From childhood, Landry dreamed of one day becoming a police officer. By the time he finished high school, he had narrowed his area of interest to the money laundering field. He completed a certificate in accounting sciences and a bachelor’s degree in business administration (specializing in accounting) at Université du Québec à Montréal, knowing that one day he would apply at the RCMP, SQ or the Montreal police force.

In 1996, he attended the RCMP Academy in Regina and was posted as a police officer in Nanaimo, B.C. “I enjoyed my time there, but I was too far from home,” he says. After just over a year and a half, he secured a job with the SQ and moved back to Quebec.

Following two years of patrol work, Landry got into the investigations department and eventually joined the biker enforcement unit. He was involved in the spring 2001 police raids that resulted in the arrests of high-ranking members of the Hells Angels, and his investigations of Maurice “Mom” Boucher and his partners earned him the opportunity to testify as an accounting expert at a number of Superior Court hearings.

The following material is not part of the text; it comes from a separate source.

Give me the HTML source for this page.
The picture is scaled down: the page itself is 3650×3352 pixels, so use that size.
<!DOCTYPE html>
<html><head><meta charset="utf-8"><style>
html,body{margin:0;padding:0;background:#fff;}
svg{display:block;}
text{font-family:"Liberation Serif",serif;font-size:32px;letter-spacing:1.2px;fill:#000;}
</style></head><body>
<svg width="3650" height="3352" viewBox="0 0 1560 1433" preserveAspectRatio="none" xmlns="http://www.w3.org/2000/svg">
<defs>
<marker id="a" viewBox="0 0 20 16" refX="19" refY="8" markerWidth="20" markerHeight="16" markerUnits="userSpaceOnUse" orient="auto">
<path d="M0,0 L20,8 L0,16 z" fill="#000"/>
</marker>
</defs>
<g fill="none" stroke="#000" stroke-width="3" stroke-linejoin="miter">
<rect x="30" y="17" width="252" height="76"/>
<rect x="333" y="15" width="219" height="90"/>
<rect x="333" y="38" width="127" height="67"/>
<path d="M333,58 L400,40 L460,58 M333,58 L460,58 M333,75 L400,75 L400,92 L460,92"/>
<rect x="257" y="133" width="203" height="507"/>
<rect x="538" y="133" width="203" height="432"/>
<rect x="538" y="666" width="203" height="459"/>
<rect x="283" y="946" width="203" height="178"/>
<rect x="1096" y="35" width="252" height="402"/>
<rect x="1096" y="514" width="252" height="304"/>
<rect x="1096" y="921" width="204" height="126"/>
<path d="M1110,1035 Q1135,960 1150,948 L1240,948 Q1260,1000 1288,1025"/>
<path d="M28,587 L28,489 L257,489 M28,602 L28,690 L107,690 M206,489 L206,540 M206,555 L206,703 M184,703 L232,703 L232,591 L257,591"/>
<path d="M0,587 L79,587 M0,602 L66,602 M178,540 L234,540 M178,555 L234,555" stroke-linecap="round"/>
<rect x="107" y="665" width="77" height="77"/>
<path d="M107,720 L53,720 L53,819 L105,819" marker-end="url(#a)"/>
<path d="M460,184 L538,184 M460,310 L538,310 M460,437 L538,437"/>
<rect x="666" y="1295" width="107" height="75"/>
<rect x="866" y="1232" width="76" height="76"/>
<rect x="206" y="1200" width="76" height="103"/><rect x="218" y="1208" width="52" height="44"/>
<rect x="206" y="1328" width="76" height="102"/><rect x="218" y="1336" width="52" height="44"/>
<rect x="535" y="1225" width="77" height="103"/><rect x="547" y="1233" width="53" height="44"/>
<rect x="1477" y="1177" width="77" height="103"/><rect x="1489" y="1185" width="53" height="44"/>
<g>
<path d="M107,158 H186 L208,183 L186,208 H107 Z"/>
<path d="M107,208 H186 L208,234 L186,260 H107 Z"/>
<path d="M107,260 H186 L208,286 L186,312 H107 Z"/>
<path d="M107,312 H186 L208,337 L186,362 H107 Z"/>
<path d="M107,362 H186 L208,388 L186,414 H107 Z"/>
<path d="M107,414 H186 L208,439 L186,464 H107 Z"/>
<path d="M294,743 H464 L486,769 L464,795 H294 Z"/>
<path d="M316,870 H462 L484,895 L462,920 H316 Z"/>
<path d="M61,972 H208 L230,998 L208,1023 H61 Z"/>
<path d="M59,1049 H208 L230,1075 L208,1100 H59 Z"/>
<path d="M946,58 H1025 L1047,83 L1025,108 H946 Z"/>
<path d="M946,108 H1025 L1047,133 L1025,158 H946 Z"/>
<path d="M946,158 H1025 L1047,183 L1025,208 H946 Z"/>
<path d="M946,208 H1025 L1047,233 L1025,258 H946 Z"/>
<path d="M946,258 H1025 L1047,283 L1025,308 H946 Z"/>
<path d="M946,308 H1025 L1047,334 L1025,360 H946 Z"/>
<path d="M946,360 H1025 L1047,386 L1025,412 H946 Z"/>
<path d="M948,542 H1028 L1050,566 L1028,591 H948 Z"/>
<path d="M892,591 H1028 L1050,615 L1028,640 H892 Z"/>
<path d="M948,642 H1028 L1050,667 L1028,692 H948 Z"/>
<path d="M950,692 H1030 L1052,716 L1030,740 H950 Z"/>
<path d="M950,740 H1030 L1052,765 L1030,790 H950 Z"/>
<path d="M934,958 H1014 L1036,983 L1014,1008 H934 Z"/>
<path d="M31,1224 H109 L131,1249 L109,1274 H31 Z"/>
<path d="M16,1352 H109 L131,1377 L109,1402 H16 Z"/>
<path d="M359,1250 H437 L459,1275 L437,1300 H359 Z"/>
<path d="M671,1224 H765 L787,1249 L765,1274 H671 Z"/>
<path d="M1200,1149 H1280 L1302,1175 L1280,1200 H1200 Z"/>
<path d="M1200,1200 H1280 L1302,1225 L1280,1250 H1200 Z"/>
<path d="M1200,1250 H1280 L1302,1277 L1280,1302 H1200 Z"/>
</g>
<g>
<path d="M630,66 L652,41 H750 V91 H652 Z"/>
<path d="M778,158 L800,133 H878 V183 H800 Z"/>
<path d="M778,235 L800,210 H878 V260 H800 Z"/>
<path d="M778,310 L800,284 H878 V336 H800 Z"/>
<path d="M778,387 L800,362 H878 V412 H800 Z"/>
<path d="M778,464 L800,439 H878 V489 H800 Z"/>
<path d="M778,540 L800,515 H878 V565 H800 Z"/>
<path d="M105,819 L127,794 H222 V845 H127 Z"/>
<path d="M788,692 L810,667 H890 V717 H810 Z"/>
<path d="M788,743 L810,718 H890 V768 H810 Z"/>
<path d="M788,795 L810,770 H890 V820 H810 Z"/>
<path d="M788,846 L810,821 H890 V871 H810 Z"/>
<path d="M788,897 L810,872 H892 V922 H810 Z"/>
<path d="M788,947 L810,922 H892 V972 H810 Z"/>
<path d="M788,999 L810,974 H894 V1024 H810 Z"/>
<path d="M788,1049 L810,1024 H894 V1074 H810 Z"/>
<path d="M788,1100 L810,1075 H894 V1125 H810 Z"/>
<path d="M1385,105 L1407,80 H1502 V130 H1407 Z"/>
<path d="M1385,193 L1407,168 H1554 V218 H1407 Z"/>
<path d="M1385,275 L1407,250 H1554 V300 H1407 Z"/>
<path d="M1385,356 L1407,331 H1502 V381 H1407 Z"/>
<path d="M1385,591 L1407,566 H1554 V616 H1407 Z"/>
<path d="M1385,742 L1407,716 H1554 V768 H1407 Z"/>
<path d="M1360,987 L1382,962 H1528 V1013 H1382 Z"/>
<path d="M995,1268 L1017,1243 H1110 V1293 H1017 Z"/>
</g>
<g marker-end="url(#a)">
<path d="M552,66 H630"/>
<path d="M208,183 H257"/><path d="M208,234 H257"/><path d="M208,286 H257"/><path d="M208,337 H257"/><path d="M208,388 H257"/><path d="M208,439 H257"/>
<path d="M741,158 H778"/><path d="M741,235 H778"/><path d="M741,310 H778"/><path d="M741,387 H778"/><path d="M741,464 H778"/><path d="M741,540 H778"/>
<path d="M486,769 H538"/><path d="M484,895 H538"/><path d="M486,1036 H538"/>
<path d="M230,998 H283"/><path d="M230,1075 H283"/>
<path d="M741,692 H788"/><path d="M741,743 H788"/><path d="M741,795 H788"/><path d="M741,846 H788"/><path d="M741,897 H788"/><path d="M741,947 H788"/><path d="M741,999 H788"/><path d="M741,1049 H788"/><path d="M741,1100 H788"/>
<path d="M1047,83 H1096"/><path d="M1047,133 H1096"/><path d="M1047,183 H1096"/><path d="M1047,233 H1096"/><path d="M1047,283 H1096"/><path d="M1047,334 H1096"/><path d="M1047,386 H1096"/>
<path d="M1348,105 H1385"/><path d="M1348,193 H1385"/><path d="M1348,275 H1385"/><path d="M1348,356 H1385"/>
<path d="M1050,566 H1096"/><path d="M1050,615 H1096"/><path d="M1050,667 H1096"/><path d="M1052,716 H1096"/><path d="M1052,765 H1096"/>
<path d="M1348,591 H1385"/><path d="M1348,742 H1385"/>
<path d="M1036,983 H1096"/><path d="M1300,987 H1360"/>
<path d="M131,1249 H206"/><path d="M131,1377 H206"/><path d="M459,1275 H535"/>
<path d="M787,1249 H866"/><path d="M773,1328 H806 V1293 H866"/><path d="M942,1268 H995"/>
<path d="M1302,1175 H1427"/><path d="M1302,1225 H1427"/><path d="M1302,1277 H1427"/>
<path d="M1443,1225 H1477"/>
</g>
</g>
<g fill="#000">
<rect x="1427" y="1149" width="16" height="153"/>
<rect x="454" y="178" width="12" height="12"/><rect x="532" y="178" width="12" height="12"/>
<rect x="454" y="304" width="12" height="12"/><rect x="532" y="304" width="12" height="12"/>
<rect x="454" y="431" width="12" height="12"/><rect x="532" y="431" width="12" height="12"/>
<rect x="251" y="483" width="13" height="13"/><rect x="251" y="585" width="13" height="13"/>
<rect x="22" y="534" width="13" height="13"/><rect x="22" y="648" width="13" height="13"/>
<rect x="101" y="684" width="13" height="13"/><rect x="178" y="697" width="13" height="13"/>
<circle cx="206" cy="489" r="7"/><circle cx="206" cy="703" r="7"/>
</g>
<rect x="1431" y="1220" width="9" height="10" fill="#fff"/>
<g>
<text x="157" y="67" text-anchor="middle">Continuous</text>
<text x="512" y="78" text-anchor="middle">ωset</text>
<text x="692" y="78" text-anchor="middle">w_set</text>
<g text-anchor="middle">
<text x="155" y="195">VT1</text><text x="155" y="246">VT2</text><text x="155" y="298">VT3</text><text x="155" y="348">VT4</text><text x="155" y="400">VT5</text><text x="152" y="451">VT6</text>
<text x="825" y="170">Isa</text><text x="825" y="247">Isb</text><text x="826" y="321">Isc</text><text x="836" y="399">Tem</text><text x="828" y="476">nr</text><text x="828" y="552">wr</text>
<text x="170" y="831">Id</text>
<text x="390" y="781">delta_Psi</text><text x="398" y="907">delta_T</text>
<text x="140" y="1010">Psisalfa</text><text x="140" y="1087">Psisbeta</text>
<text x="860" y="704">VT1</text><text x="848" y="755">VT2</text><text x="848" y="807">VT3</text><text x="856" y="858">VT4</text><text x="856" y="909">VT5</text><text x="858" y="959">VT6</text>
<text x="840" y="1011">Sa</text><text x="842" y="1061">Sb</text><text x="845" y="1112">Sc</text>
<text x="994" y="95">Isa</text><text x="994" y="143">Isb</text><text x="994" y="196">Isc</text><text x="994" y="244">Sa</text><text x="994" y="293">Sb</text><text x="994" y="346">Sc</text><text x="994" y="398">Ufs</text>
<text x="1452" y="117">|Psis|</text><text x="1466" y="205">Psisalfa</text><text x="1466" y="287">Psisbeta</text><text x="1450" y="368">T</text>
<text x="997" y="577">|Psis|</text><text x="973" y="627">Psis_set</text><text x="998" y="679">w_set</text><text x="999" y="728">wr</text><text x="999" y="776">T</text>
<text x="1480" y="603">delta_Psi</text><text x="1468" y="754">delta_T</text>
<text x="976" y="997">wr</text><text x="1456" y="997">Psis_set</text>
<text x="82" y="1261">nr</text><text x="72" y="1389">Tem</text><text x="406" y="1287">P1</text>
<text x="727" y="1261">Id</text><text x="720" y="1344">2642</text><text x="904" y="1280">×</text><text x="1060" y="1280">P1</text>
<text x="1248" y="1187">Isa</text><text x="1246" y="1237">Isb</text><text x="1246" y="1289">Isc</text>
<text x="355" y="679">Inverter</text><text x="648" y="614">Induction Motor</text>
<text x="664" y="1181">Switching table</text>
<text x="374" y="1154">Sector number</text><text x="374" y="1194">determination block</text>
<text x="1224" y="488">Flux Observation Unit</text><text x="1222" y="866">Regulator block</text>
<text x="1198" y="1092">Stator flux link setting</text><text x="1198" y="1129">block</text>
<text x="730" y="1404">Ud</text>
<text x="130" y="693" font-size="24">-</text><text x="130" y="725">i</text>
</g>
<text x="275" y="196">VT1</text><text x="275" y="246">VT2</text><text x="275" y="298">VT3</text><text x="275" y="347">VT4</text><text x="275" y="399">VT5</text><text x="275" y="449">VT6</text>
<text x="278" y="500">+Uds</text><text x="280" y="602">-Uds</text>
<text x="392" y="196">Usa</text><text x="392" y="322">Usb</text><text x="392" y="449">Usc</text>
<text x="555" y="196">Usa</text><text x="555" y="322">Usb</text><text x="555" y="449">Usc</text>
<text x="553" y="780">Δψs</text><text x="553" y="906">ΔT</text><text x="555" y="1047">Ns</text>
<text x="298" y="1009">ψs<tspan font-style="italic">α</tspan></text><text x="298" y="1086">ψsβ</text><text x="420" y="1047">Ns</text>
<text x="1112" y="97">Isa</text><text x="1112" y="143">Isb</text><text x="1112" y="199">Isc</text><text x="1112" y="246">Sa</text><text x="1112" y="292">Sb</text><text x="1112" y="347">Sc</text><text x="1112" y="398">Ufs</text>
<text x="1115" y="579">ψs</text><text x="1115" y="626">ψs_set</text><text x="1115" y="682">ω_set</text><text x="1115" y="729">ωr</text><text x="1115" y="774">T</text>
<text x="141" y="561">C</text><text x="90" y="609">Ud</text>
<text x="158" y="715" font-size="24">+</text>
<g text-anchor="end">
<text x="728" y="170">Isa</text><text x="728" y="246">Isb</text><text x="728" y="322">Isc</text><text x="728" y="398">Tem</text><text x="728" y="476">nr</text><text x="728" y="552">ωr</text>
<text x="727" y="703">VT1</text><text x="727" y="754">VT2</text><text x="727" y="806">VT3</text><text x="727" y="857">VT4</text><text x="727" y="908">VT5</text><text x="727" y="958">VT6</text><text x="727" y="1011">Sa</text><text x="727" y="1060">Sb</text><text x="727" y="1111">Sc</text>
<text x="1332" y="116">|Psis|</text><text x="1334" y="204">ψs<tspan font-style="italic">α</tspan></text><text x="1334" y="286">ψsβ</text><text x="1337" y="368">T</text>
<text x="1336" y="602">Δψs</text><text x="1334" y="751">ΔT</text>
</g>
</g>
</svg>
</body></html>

“It’s something I’m really proud of,” he says. “As an expert, you can draw conclusions, analyze the exhibits and give explanations for the things that happened. I was able to share my expertise and conclusions regarding all the seized drugs.”

Money laundering has been a criminal offence since 1989. “If you go back to those early years,” Landry says, “there wasn’t even a department investigating those types of crimes. I was still in school at the time, so I knew that studying accounting and business administration would help.

Now you can specialize in white-collar crime investigation — there are courses — but in the late 1980s, money laundering investigations were still new. I realized I’d have to specialize myself.” Today, police detectives interested in money laundering have a much clearer path to follow, with a three-week course in white-collar crime available through the police academy in Nicolet, Quebec.

Lt. Luc Landry, CGA, Sûreté du Québec
Photo courtesy of Lt. Luc Landry

In 2006, Landry was promoted to lieutenant and put in charge of the proceeds-of-crime unit. “I don’t necessarily do the investigations myself now, though I’m still involved,” he reports. “I have more of an administrative and supervisory role.” He explains that his expertise in accounting serves his current law-enforcement activities well, because he now deals mainly with lawyers and tax experts, often at an international level.

“Our suspects aren’t the Mom Bouchers. We’re not just looking at where the money is coming from, but also where it’s going. I deal with perhaps the highest level of criminals — not the person making $1,000 a day, but the mafia, or members of the Hells Angels. The job is challenging and stressful, but, for an accountant, doing things like top-secret police work and searches is pretty fun.”